#### [Collected data]
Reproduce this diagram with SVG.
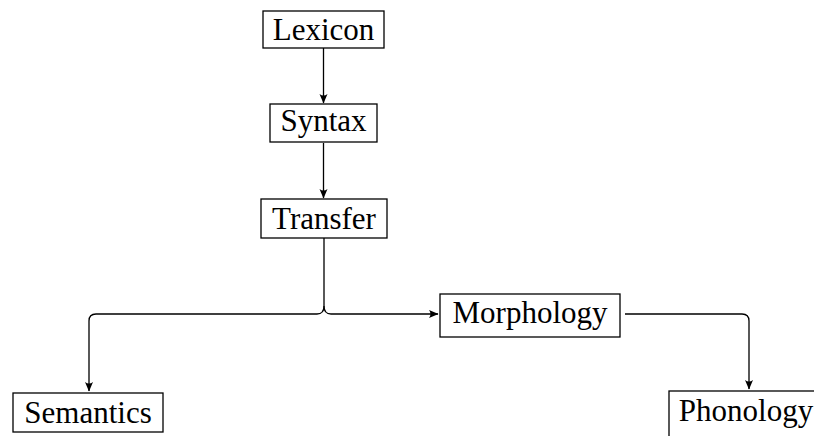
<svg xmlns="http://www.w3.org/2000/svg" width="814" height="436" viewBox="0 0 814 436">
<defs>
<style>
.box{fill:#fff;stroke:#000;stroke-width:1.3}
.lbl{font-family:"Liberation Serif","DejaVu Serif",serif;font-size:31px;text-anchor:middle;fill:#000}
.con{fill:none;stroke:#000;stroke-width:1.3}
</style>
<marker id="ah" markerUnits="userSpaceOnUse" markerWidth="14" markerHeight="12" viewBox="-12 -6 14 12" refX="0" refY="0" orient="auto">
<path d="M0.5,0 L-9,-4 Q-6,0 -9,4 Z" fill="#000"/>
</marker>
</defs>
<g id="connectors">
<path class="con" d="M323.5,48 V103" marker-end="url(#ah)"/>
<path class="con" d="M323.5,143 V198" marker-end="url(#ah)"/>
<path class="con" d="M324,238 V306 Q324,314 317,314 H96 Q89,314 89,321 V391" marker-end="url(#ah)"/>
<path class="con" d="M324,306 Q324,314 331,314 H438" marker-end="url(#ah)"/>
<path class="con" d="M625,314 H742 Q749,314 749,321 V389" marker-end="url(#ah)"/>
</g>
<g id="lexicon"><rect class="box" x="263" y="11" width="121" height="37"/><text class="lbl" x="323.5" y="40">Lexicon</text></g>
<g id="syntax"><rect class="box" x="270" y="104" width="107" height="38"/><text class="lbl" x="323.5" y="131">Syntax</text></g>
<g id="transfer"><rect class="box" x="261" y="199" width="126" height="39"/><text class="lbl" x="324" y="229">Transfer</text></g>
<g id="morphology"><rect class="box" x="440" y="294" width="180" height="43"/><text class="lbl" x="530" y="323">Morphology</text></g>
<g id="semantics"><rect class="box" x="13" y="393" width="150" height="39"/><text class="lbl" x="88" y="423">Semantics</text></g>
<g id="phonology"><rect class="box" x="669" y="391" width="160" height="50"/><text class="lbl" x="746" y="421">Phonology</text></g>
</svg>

#### [Exercise]
Repeat the material verbatim. Do not carry over any picture.

#### [Response to this exercise]
Reproduce this diagram with SVG.
<svg xmlns="http://www.w3.org/2000/svg" width="814" height="436" viewBox="0 0 814 436">
<defs>
<style>
.box{fill:#fff;stroke:#000;stroke-width:1.3}
.lbl{font-family:"Liberation Serif","DejaVu Serif",serif;font-size:31px;text-anchor:middle;fill:#000}
.con{fill:none;stroke:#000;stroke-width:1.3}
</style>
<marker id="ah" markerUnits="userSpaceOnUse" markerWidth="14" markerHeight="12" viewBox="-12 -6 14 12" refX="0" refY="0" orient="auto">
<path d="M0.5,0 L-9,-4 Q-6,0 -9,4 Z" fill="#000"/>
</marker>
</defs>
<g id="connectors">
<path class="con" d="M323.5,48 V103" marker-end="url(#ah)"/>
<path class="con" d="M323.5,143 V198" marker-end="url(#ah)"/>
<path class="con" d="M324,238 V306 Q324,314 317,314 H96 Q89,314 89,321 V391" marker-end="url(#ah)"/>
<path class="con" d="M324,306 Q324,314 331,314 H438" marker-end="url(#ah)"/>
<path class="con" d="M625,314 H742 Q749,314 749,321 V389" marker-end="url(#ah)"/>
</g>
<g id="lexicon"><rect class="box" x="263" y="11" width="121" height="37"/><text class="lbl" x="323.5" y="40">Lexicon</text></g>
<g id="syntax"><rect class="box" x="270" y="104" width="107" height="38"/><text class="lbl" x="323.5" y="131">Syntax</text></g>
<g id="transfer"><rect class="box" x="261" y="199" width="126" height="39"/><text class="lbl" x="324" y="229">Transfer</text></g>
<g id="morphology"><rect class="box" x="440" y="294" width="180" height="43"/><text class="lbl" x="530" y="323">Morphology</text></g>
<g id="semantics"><rect class="box" x="13" y="393" width="150" height="39"/><text class="lbl" x="88" y="423">Semantics</text></g>
<g id="phonology"><rect class="box" x="669" y="391" width="160" height="50"/><text class="lbl" x="746" y="421">Phonology</text></g>
</svg>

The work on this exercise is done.